Well, if you want to include all non-unit-related meanings of the word "dal", then Platts has missed two very common meanings of "dal" (if the above is from Platts):
(1) sharp edge, point (e.g., of a stone, screw, etc.)
(2) a sore becoming an abscess/an abscess itself [extends from the meaning "shoot, leaf"!]


----------



## marrish

greatbear said:


> _Damkal _is a good one for a fire engine. For fire brigade, अग्नि-शामक दल (_agni shaamak dal_).


Thanks, it fits to my query. 
This seems to be official meaning, how is a fire brigade or a fire service called colloquially?


----------



## Faylasoof

_aatash (aatish) foro maHkamah = Fire Department_

_aatash (aatish) foro 3amlah / dastah / palTan = Fire Brigade_

_aatash (aatish) foro injan / anjan = Fire Engine_

_aatash (aatish) foro pamp = Fire Pump_

Incidentally, Urdu distinguishes between _dal_ and _dastah_. Here we would use the latter, i.e. _dastah _(unit detachment), or _3amlah_ (crew) or _palTan_ (platoon!). We reserve _dal_ for a large gathering, mass of units etc. as in _fauj ka dal_ (= a mass of troops) or a swarm, as QP SaaHib mentioned above: _Tiddii kaa dal_.


----------



## greatbear

Faylasoof said:


> Incidentally, Urdu distinguishes between _dal_ and _dastah_. Here we would use the latter, i.e. _dastah _(unit detachment), or _3amlah_ (crew) or _palTan_ (platoon!). We reserve _dal_ for a large gathering, mass of units etc. as in _fauj ka dal_ (= a mass of troops) or a swarm, as QP SaaHib mentioned above: _Tiddii kaa dal_.



In Hindi, too, we have the word "tukdii" for a subunit, platoon, etc. (_dastah _is also used, though more rarely.) "Paltan" is used in other senses in Hindi, for example, "bachhoN ki paltan": a bunch of children.


----------



## greatbear

marrish said:


> Thanks, it fits to my query.
> This seems to be official meaning, how is a fire brigade or a fire service called colloquially?



It is also the colloquial usage if someone would say fire brigade.

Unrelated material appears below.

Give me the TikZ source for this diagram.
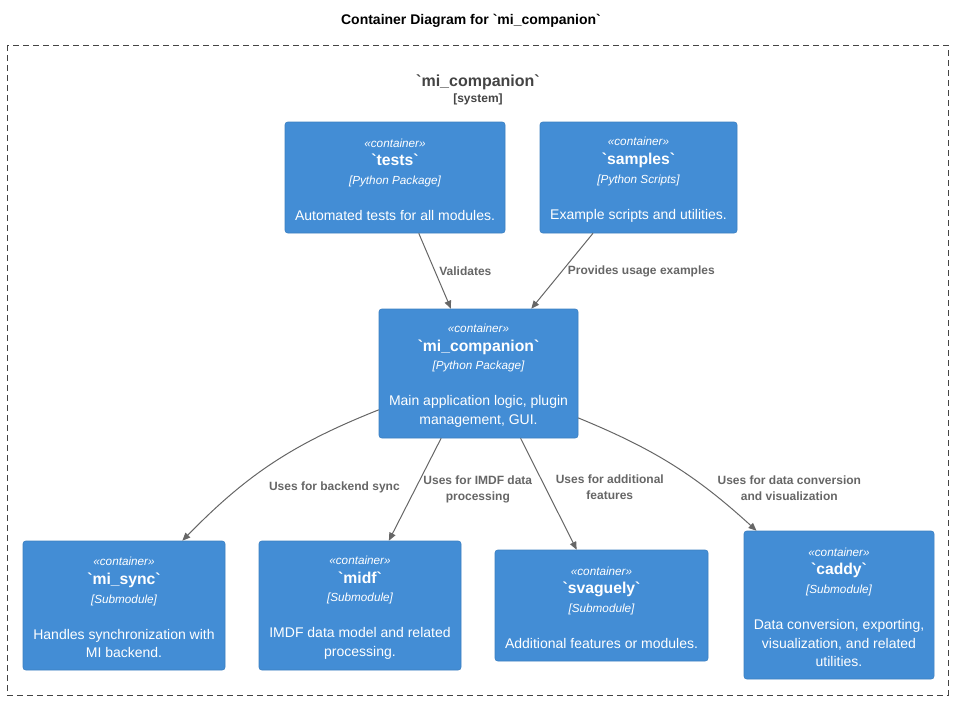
\documentclass[tikz,border=0pt]{standalone}
\usepackage{fontspec}
\setmainfont{Liberation Sans}
\usepackage{tikz}
\usetikzlibrary{arrows.meta}
\definecolor{boxblue}{HTML}{438DD5}
\definecolor{boxline}{HTML}{3C7FC0}
\definecolor{linkgray}{HTML}{666666}
\definecolor{framegray}{HTML}{444444}
\newcommand{\stype}{\fontsize{8.8}{14}\itshape\strut}
\newcommand{\cname}{\fontsize{11.8}{14}\bfseries}
\newcommand{\ctech}{\fontsize{8.8}{14}\itshape}
\newcommand{\bq}{\textasciigrave}
\tikzset{
  container/.style={
    rectangle,
    draw=boxline,
    fill=boxblue,
    rounded corners=2pt,
    text=white,
    align=center,
    inner sep=0pt,
    font=\fontsize{10.5}{14}\selectfont
  },
  link/.style={
    draw=linkgray,
    line width=0.75pt,
    -{Triangle[length=6pt,width=5pt]}
  }
}

\begin{document}
\begin{tikzpicture}[
  x=0.75pt, y=0.75pt,
  lbl/.style={text=linkgray, font=\fontsize{9}{12}\bfseries, align=center, inner sep=1pt},
  boundary/.style={draw=framegray, line width=0.75pt, dash pattern=on 4.5pt off 3pt}
]
  \useasboundingbox (0,0) rectangle (955,-700);

  % Title and system boundary
  \node[font=\fontsize{10.5}{13}\bfseries] (title) at (471,-21) {Container Diagram for \bq mi\_companion\bq};
  \draw[boundary] (7,-45) rectangle (948,-695);
  \node[text=framegray, align=center] (sys) at (478,-90) {{\fontsize{12}{14.25}\bfseries \bq mi\_companion\bq}\\{\fontsize{9}{14.25}\bfseries [system]}};

  % Top containers
  \node[container, minimum width=165pt, minimum height=83.25pt] (tests) at (395,-177.5) {{\stype «container»}\\{\cname \bq tests\bq}\\{\ctech [Python Package]}\\[13pt]Automated tests for all modules.};
  \node[container, minimum width=147.75pt, minimum height=83.25pt] (samples) at (638.5,-177.5) {{\stype «container»}\\{\cname \bq samples\bq}\\{\ctech [Python Scripts]}\\[13pt]Example scripts and utilities.};

  % Main package
  \node[container, minimum width=149.25pt, minimum height=96.75pt] (core) at (478.5,-373.5) {{\stype «container»}\\{\cname \bq mi\_companion\bq}\\{\ctech [Python Package]}\\[13pt]Main application logic, plugin\\management, GUI.};

  % Submodules
  \node[container, minimum width=151.5pt, minimum height=96.75pt] (misync) at (124,-605.5) {{\stype «container»}\\{\cname \bq mi\_sync\bq}\\{\ctech [Submodule]}\\[13pt]Handles synchronization with\\MI backend.};
  \node[container, minimum width=151.5pt, minimum height=96.75pt] (midf) at (360,-605.5) {{\stype «container»}\\{\cname \bq midf\bq}\\{\ctech [Submodule]}\\[13pt]IMDF data model and related\\processing.};
  \node[container, minimum width=159.75pt, minimum height=83.25pt] (svaguely) at (601.5,-605.5) {{\stype «container»}\\{\cname \bq svaguely\bq}\\{\ctech [Submodule]}\\[13pt]Additional features or modules.};
  \node[container, minimum width=142.5pt, minimum height=111pt] (caddy) at (839,-605) {{\stype «container»}\\{\cname \bq caddy\bq}\\{\ctech [Submodule]}\\[13pt]Data conversion, exporting,\\visualization, and related\\utilities.};

  % Relations
  \draw[link] (tests) -- (core) node[lbl, midway, right, xshift=2pt] {Validates};
  \draw[link] (samples) -- (core) node[lbl, midway, right, xshift=3pt] {Provides usage examples};
  \draw[link] (core.200) to[bend right=12] node[lbl, midway, anchor=west, xshift=-4pt, yshift=-18pt] {Uses for backend sync} (misync.48);
  \draw[link] (core.-120) -- (midf.66) node[lbl, midway, right, xshift=5pt] {Uses for IMDF data\\processing};
  \draw[link] (core.-57) -- (svaguely.114) node[lbl, midway, right, xshift=4pt, yshift=5pt] {Uses for additional\\features};
  \draw[link] (core.-24) to[bend left=10] node[lbl, midway, anchor=west, xshift=32pt, yshift=-17pt] {Uses for data conversion\\and visualization} (caddy.138);
\end{tikzpicture}
\end{document}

However, just as in English we say firemen rather, similarly in Hindi, and thus: _aag bujhaanewaale_.


----------



## Faylasoof

greatbear said:


> In Hindi, too, we have the word "tukdii" for a subunit, platoon, etc. (_dastah _is also used, though more rarely.) "Paltan" is used in other senses in Hindi, for example, "bachhoN ki paltan": a bunch of children.


 _bachchoN kii palTan_ is also Urdu! But the point I was making was that we distinguish between _dal_ on the one hand and _dastah_, _palTan_ and _3amlah_ on the other. We tend to use _palTan_ more widely than _dastah_ and _3amlah_.

 tukRii is also used in Urdu  with the following two menaings:

H ٿکڙي टुकड़ी TukRii [Prk. ठोक्कडिआ; S. स्तोक+र+इका], s.f. A small piece, &c.; a small pane of glass; a piece of cloth.
H ٿکڙي टुकड़ी TukRii[S. स्तवक+र+इका;...] s.f. A party, band, troop; a division or corps (of an army); a flock (of birds).

Although now the second usage is a lot less common, I fee.


----------



## HZKhan

My suggestion is to use the word اطفائیہ/itfaaiyya for the fire department. The word is from the Arabic root ط ف ء and its infinitive of form IV اطفاء has the primary meanings of: putting out, quenching, extinguishing etc.
And accordingly, a firefighter would be called اطفائی/itfaaii. And for the fire bridage, we can use something like اطفائی دستہ.

The root is also used in the Qur'an:
يُرِيدُونَ أَن يُطْفِئُوا نُورَ اللَّهِ بِأَفْوَاهِهِمْ
"They want to blow out the light of God by what they say [lit. with their mouths]....." (09:32)

The word اطفائیه is used in Afghanistan, Turkey and the Arab world. Formely, it was also used in Iran, but now they mostly use سازمان آتش نشانی (i.e. aag bithaane waala idaara) instead.


----------



## Alfaaz

Interesting suggestion Pakistani Khan SaaHib!

 It is concise and follows the pattern of many ادارہ جات، شعبہ جات، محکمات names already used in Urdu such as بحریہ (_navy_), فضائیہ (_air force_), عدلیہ (_judiciary_), etc. 

There are also منطفی | muntafii and اطفاء | itfaa2 from the same root!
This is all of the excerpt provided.